▶ _Given problem_
Beginning with the very first line, please reproduce the entries exactly through the line containing "const values = [fish, shell, seaweed, total];".

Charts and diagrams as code
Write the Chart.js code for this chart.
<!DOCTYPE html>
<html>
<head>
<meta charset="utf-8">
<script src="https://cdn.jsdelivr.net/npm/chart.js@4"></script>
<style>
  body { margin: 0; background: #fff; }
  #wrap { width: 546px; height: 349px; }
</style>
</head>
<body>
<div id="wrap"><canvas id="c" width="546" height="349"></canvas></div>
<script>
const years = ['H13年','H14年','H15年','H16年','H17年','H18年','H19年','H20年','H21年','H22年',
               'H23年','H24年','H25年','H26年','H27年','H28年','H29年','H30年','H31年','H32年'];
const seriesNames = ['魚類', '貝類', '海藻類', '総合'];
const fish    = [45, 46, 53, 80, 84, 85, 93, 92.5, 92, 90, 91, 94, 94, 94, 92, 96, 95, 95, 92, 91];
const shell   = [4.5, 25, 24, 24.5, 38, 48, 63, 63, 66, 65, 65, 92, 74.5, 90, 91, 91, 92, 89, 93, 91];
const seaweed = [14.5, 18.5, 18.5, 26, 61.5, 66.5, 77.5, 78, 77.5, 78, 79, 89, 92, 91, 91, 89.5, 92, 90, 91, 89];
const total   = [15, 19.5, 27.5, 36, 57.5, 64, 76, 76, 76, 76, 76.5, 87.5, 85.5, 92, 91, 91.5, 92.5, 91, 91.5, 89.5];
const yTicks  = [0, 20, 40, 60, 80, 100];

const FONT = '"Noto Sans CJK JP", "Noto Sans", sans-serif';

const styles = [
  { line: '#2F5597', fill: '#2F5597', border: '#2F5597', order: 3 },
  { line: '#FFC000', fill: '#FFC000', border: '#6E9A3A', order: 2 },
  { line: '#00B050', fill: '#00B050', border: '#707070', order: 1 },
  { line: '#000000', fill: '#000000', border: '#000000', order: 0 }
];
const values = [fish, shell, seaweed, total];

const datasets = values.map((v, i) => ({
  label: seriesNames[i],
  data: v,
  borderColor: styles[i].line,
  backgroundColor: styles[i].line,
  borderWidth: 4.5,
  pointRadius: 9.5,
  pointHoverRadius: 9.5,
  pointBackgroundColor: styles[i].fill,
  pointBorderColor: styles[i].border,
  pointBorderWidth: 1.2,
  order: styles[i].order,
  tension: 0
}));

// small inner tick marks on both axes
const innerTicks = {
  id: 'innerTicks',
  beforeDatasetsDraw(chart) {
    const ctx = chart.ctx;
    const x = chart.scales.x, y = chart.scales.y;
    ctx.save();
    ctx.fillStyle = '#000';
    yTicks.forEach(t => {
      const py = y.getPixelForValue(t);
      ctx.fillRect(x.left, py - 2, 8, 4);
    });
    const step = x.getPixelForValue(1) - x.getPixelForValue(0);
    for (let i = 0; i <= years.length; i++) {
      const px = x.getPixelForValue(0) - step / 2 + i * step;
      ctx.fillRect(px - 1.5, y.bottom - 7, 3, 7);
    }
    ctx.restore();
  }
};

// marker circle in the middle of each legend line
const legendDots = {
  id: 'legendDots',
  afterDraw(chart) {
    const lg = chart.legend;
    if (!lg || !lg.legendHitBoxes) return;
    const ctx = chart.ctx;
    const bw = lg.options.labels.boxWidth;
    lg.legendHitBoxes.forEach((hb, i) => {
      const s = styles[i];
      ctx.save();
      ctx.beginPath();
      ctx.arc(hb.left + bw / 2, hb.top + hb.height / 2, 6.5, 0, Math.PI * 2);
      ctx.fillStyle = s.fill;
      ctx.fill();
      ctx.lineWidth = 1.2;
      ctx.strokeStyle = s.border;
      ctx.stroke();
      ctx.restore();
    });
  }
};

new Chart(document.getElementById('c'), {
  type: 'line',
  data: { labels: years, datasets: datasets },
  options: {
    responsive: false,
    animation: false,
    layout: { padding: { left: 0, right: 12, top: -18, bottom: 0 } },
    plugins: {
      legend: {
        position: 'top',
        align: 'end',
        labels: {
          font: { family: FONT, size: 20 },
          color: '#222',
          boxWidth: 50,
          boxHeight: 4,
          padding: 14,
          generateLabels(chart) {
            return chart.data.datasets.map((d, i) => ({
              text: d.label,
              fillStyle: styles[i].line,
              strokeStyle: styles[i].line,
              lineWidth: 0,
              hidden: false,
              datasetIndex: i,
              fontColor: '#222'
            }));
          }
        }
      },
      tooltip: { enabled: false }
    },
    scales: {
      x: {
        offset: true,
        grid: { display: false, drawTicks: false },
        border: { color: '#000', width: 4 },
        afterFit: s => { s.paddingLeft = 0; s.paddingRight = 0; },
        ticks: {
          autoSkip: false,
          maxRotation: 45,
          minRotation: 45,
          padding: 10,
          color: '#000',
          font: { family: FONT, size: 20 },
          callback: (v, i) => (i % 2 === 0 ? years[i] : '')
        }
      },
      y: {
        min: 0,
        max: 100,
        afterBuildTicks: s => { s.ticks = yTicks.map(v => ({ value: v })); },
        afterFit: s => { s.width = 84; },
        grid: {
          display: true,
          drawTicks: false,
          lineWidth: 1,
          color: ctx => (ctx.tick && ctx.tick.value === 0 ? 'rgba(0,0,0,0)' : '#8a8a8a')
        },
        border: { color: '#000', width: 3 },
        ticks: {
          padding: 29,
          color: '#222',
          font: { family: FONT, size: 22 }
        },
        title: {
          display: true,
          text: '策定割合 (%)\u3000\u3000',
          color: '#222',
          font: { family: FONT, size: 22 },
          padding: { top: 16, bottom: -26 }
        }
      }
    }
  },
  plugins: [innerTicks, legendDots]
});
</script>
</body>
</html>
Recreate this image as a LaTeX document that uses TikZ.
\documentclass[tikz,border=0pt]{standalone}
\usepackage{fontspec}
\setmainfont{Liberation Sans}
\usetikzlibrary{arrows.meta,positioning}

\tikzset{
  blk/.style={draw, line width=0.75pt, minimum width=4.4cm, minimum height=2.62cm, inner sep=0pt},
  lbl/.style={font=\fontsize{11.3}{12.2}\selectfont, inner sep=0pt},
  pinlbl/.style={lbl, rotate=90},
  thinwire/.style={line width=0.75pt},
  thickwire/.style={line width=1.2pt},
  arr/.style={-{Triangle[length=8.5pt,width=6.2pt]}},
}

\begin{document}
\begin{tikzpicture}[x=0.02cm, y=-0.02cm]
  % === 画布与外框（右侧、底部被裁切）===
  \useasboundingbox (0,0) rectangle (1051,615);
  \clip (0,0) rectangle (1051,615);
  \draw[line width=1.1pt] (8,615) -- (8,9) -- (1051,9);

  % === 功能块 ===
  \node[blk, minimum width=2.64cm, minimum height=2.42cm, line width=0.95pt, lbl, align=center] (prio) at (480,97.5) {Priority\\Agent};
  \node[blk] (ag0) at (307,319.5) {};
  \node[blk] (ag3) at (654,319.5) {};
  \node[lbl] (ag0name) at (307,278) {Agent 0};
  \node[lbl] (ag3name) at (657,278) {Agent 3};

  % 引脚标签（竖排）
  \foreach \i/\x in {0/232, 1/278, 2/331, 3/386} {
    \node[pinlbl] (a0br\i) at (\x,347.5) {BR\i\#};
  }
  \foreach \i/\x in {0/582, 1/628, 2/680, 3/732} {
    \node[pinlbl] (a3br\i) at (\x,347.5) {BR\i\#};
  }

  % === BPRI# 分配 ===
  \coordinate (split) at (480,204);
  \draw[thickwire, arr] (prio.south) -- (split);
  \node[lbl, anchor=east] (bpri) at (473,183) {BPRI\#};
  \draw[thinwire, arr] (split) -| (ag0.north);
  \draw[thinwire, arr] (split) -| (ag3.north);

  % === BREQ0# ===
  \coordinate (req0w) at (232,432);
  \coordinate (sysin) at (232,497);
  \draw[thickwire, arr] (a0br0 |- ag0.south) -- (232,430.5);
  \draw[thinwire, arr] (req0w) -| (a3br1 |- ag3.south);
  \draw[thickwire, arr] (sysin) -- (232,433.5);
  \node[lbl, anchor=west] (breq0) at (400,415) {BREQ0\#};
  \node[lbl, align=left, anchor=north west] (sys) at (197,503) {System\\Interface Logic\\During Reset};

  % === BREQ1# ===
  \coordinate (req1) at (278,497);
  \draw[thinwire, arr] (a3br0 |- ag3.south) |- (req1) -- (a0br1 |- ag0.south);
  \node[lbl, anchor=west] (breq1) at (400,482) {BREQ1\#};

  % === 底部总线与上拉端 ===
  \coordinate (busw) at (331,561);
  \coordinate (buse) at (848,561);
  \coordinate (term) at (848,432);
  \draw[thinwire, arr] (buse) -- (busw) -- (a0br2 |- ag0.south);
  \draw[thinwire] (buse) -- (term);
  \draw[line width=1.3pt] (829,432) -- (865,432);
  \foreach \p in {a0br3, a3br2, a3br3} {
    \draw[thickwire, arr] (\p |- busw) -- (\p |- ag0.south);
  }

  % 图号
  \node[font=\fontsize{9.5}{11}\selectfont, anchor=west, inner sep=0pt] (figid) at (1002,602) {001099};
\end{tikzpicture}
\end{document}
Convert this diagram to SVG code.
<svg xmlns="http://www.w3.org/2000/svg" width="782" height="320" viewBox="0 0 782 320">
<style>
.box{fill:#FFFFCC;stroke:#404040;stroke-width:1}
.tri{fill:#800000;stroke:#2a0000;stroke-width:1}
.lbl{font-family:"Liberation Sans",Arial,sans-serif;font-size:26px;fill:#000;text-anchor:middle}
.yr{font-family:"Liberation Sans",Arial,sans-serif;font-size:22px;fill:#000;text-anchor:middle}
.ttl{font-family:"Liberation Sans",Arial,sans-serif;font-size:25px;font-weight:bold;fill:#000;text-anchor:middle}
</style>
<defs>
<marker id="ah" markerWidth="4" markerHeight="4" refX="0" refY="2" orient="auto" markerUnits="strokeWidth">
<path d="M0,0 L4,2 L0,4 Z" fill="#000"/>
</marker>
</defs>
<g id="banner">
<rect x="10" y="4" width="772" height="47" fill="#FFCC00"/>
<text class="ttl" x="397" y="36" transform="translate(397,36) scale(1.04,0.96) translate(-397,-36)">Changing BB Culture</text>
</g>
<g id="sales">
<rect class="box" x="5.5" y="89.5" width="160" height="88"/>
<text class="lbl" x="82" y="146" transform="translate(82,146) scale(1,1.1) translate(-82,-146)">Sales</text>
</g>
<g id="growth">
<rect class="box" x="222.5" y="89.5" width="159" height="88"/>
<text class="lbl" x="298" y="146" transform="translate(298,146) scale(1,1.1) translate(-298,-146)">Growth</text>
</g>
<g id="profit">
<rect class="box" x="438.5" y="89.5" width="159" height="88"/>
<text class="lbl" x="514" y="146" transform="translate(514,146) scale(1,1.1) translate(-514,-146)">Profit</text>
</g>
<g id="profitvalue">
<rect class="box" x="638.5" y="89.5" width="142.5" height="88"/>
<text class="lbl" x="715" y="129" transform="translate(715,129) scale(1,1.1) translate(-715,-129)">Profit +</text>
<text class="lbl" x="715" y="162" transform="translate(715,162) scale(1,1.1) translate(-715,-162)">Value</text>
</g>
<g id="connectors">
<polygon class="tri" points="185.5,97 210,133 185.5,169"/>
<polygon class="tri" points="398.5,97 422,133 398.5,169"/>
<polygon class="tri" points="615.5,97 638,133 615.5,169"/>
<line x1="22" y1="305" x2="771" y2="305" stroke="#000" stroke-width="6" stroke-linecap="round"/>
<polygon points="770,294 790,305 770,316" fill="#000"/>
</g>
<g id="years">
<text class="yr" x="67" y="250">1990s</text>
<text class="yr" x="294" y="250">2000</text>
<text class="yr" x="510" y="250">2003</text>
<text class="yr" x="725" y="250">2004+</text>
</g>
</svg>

▶ _The output_
Write the Chart.js code for this chart.
<!DOCTYPE html>
<html>
<head>
<meta charset="utf-8">
<script src="https://cdn.jsdelivr.net/npm/chart.js@4"></script>
<style>
  body { margin: 0; background: #fff; }
  #wrap { width: 546px; height: 349px; }
</style>
</head>
<body>
<div id="wrap"><canvas id="c" width="546" height="349"></canvas></div>
<script>
const years = ['H13年','H14年','H15年','H16年','H17年','H18年','H19年','H20年','H21年','H22年',
               'H23年','H24年','H25年','H26年','H27年','H28年','H29年','H30年','H31年','H32年'];
const seriesNames = ['魚類', '貝類', '海藻類', '総合'];
const fish    = [45, 46, 53, 80, 84, 85, 93, 92.5, 92, 90, 91, 94, 94, 94, 92, 96, 95, 95, 92, 91];
const shell   = [4.5, 25, 24, 24.5, 38, 48, 63, 63, 66, 65, 65, 92, 74.5, 90, 91, 91, 92, 89, 93, 91];
const seaweed = [14.5, 18.5, 18.5, 26, 61.5, 66.5, 77.5, 78, 77.5, 78, 79, 89, 92, 91, 91, 89.5, 92, 90, 91, 89];
const total   = [15, 19.5, 27.5, 36, 57.5, 64, 76, 76, 76, 76, 76.5, 87.5, 85.5, 92, 91, 91.5, 92.5, 91, 91.5, 89.5];
const yTicks  = [0, 20, 40, 60, 80, 100];

const FONT = '"Noto Sans CJK JP", "Noto Sans", sans-serif';

const styles = [
  { line: '#2F5597', fill: '#2F5597', border: '#2F5597', order: 3 },
  { line: '#FFC000', fill: '#FFC000', border: '#6E9A3A', order: 2 },
  { line: '#00B050', fill: '#00B050', border: '#707070', order: 1 },
  { line: '#000000', fill: '#000000', border: '#000000', order: 0 }
];
const values = [fish, shell, seaweed, total];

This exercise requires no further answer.